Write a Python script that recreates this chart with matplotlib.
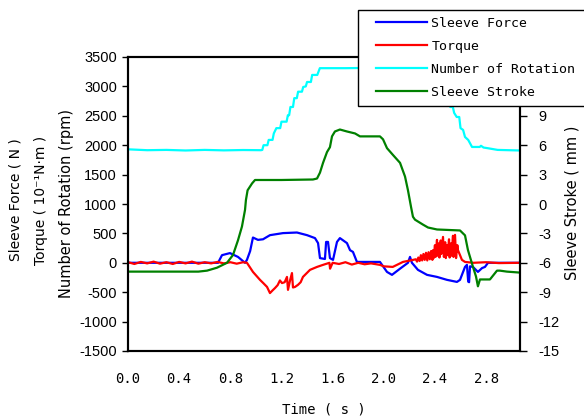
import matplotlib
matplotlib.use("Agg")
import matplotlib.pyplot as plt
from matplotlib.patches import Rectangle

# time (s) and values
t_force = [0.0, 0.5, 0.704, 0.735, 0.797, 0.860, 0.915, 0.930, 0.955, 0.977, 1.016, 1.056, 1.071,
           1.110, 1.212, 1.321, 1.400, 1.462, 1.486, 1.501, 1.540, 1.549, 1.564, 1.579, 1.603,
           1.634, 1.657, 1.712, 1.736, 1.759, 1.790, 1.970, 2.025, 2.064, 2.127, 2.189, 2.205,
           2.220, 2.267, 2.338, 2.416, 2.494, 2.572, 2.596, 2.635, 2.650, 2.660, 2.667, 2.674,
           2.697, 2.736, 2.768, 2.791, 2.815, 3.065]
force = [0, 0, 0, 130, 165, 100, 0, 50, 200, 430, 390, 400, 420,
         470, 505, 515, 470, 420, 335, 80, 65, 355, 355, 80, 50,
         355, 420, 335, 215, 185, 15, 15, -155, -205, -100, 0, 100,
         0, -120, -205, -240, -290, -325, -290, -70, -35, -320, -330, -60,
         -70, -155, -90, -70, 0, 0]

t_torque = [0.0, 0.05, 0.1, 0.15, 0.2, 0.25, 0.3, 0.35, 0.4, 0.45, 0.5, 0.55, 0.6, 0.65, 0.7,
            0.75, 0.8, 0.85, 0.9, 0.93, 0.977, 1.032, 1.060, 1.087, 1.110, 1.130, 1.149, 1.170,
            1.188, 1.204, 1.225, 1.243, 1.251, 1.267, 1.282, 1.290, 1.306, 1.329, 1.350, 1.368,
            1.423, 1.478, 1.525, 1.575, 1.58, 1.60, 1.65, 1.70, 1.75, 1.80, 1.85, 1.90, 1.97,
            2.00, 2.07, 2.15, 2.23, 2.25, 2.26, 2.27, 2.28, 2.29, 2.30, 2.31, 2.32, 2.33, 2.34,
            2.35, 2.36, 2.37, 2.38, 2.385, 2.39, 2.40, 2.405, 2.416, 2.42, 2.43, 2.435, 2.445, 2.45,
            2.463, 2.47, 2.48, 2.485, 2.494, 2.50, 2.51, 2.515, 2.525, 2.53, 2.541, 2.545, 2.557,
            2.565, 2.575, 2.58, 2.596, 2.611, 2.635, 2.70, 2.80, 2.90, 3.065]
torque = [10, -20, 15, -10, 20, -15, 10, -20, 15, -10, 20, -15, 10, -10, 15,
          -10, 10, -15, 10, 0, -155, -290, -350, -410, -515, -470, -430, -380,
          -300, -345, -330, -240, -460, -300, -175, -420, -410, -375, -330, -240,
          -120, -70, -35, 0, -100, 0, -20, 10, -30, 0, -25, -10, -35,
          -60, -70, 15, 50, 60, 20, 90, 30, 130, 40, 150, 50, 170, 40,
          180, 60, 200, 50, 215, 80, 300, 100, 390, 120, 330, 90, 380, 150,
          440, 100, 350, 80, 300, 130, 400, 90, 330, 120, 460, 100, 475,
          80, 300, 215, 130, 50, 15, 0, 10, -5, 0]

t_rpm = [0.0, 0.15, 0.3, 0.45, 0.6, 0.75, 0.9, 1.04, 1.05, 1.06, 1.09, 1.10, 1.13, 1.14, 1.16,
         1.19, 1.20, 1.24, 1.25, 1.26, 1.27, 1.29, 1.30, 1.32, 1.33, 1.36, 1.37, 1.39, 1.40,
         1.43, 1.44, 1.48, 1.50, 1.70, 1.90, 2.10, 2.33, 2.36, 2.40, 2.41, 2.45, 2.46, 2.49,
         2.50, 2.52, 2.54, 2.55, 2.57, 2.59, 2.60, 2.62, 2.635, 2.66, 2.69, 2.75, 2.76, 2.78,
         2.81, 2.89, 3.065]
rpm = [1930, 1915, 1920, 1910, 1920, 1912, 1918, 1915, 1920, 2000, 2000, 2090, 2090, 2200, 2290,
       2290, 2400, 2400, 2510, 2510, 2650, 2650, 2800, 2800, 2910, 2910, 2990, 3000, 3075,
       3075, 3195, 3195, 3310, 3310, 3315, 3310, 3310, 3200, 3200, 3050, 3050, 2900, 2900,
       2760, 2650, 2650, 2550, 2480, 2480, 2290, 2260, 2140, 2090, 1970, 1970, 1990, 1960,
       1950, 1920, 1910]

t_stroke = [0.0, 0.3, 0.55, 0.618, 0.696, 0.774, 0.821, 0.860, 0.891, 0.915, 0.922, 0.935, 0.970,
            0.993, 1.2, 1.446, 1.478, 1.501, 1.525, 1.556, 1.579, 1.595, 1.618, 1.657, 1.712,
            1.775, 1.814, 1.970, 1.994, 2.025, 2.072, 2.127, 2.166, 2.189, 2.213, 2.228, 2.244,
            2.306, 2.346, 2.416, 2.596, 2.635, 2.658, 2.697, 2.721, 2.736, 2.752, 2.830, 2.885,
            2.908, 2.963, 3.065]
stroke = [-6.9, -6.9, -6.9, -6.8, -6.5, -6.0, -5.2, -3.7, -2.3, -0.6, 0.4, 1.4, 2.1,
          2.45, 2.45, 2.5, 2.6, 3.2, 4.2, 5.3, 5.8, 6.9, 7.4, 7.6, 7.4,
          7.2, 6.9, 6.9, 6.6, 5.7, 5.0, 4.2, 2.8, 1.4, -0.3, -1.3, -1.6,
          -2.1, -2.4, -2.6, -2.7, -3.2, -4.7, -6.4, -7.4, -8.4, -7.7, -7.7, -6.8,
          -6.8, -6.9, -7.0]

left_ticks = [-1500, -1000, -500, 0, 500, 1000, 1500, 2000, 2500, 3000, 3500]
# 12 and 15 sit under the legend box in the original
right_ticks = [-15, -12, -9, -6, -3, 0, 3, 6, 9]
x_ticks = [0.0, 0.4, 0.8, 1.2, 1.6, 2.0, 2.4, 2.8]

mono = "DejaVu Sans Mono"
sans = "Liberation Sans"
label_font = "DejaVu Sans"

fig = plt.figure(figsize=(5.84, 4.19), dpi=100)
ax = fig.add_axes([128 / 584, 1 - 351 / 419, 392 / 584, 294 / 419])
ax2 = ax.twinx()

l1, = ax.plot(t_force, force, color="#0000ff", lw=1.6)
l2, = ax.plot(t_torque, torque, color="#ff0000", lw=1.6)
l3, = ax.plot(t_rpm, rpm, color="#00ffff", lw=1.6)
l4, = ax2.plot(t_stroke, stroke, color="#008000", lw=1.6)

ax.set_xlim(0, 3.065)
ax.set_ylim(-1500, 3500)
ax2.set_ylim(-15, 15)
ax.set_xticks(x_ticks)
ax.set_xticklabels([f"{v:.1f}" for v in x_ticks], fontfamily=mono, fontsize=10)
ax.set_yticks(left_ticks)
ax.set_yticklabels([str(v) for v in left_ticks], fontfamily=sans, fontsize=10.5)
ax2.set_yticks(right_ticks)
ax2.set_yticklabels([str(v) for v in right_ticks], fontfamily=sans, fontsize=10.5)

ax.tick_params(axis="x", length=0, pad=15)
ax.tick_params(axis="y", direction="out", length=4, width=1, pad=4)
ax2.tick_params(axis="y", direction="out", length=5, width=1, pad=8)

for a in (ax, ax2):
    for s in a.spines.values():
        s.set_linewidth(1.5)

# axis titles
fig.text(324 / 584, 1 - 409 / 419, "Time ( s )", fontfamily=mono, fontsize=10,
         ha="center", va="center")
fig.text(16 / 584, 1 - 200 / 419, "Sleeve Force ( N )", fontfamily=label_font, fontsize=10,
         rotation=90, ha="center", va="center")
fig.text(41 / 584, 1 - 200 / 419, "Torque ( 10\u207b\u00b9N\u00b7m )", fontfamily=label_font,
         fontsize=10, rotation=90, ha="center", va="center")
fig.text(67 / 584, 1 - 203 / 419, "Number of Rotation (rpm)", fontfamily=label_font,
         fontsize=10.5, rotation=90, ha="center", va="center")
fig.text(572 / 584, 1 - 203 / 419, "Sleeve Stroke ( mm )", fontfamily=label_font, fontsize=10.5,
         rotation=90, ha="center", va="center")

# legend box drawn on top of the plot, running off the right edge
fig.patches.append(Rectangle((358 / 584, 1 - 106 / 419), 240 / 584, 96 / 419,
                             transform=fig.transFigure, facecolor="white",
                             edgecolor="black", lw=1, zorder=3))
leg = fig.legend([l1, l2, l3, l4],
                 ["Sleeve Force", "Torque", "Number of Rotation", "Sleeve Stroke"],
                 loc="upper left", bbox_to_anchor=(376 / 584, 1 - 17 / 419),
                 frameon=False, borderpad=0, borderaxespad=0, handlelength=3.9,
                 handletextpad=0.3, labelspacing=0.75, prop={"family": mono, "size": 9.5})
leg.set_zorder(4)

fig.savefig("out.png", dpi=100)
----
Repeat the lines exactly as they stand, from the opening line of the data through the line with "from matplotlib.patches import Rectangle". Pictures stay out of the copy.

Write a Python script that recreates this chart with matplotlib.
import matplotlib
matplotlib.use("Agg")
import matplotlib.pyplot as plt
from matplotlib.patches import Rectangle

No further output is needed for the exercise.